• **Work to be completed**: Set the listing down unchanged, minus every embedded image.

• **Data lines**:
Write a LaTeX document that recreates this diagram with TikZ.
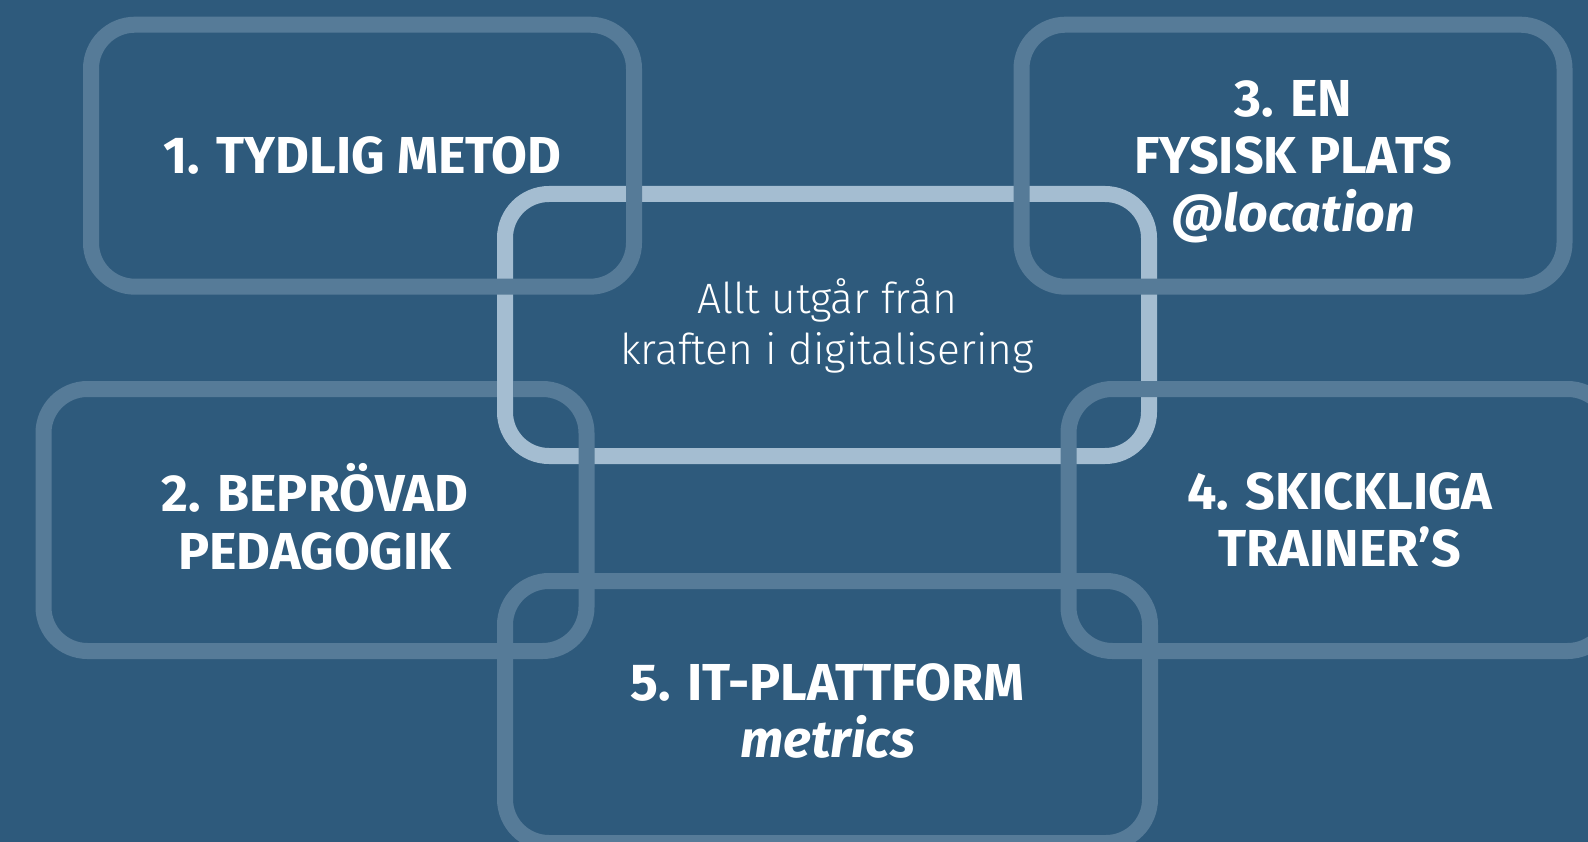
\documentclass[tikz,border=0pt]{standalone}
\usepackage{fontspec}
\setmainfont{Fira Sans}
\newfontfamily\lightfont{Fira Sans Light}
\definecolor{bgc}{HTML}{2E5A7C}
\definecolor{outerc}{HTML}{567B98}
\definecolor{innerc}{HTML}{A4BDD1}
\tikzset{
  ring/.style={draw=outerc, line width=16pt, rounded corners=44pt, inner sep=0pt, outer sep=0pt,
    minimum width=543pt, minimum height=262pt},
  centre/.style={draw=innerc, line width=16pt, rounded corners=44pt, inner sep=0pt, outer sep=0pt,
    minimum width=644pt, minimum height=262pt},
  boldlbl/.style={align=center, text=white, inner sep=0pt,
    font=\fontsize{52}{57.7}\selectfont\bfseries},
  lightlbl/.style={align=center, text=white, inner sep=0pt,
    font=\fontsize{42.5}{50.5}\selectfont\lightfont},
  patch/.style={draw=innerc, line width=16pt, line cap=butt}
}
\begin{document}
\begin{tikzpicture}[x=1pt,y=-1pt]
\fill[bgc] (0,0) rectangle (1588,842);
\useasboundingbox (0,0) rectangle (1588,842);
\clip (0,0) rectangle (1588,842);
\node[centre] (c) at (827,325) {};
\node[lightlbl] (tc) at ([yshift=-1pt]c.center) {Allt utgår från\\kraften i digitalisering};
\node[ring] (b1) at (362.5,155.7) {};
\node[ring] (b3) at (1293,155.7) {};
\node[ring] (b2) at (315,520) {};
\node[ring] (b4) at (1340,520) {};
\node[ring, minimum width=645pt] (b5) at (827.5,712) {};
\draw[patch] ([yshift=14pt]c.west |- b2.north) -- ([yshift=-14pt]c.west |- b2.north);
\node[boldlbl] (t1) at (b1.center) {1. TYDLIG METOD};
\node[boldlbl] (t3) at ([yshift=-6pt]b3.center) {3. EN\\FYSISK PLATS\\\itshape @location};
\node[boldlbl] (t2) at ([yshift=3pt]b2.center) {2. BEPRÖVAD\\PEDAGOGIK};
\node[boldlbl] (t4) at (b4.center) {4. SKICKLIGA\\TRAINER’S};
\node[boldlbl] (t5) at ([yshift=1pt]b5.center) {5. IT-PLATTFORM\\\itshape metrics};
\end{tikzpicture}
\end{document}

• **Worked answer**:
Write a LaTeX document that recreates this diagram with TikZ.
\documentclass[tikz,border=0pt]{standalone}
\usepackage{fontspec}
\setmainfont{Fira Sans}
\newfontfamily\lightfont{Fira Sans Light}
\definecolor{bgc}{HTML}{2E5A7C}
\definecolor{outerc}{HTML}{567B98}
\definecolor{innerc}{HTML}{A4BDD1}
\tikzset{
  ring/.style={draw=outerc, line width=16pt, rounded corners=44pt, inner sep=0pt, outer sep=0pt,
    minimum width=543pt, minimum height=262pt},
  centre/.style={draw=innerc, line width=16pt, rounded corners=44pt, inner sep=0pt, outer sep=0pt,
    minimum width=644pt, minimum height=262pt},
  boldlbl/.style={align=center, text=white, inner sep=0pt,
    font=\fontsize{52}{57.7}\selectfont\bfseries},
  lightlbl/.style={align=center, text=white, inner sep=0pt,
    font=\fontsize{42.5}{50.5}\selectfont\lightfont},
  patch/.style={draw=innerc, line width=16pt, line cap=butt}
}
\begin{document}
\begin{tikzpicture}[x=1pt,y=-1pt]
\fill[bgc] (0,0) rectangle (1588,842);
\useasboundingbox (0,0) rectangle (1588,842);
\clip (0,0) rectangle (1588,842);
\node[centre] (c) at (827,325) {};
\node[lightlbl] (tc) at ([yshift=-1pt]c.center) {Allt utgår från\\kraften i digitalisering};
\node[ring] (b1) at (362.5,155.7) {};
\node[ring] (b3) at (1293,155.7) {};
\node[ring] (b2) at (315,520) {};
\node[ring] (b4) at (1340,520) {};
\node[ring, minimum width=645pt] (b5) at (827.5,712) {};
\draw[patch] ([yshift=14pt]c.west |- b2.north) -- ([yshift=-14pt]c.west |- b2.north);
\node[boldlbl] (t1) at (b1.center) {1. TYDLIG METOD};
\node[boldlbl] (t3) at ([yshift=-6pt]b3.center) {3. EN\\FYSISK PLATS\\\itshape @location};
\node[boldlbl] (t2) at ([yshift=3pt]b2.center) {2. BEPRÖVAD\\PEDAGOGIK};
\node[boldlbl] (t4) at (b4.center) {4. SKICKLIGA\\TRAINER’S};
\node[boldlbl] (t5) at ([yshift=1pt]b5.center) {5. IT-PLATTFORM\\\itshape metrics};
\end{tikzpicture}
\end{document}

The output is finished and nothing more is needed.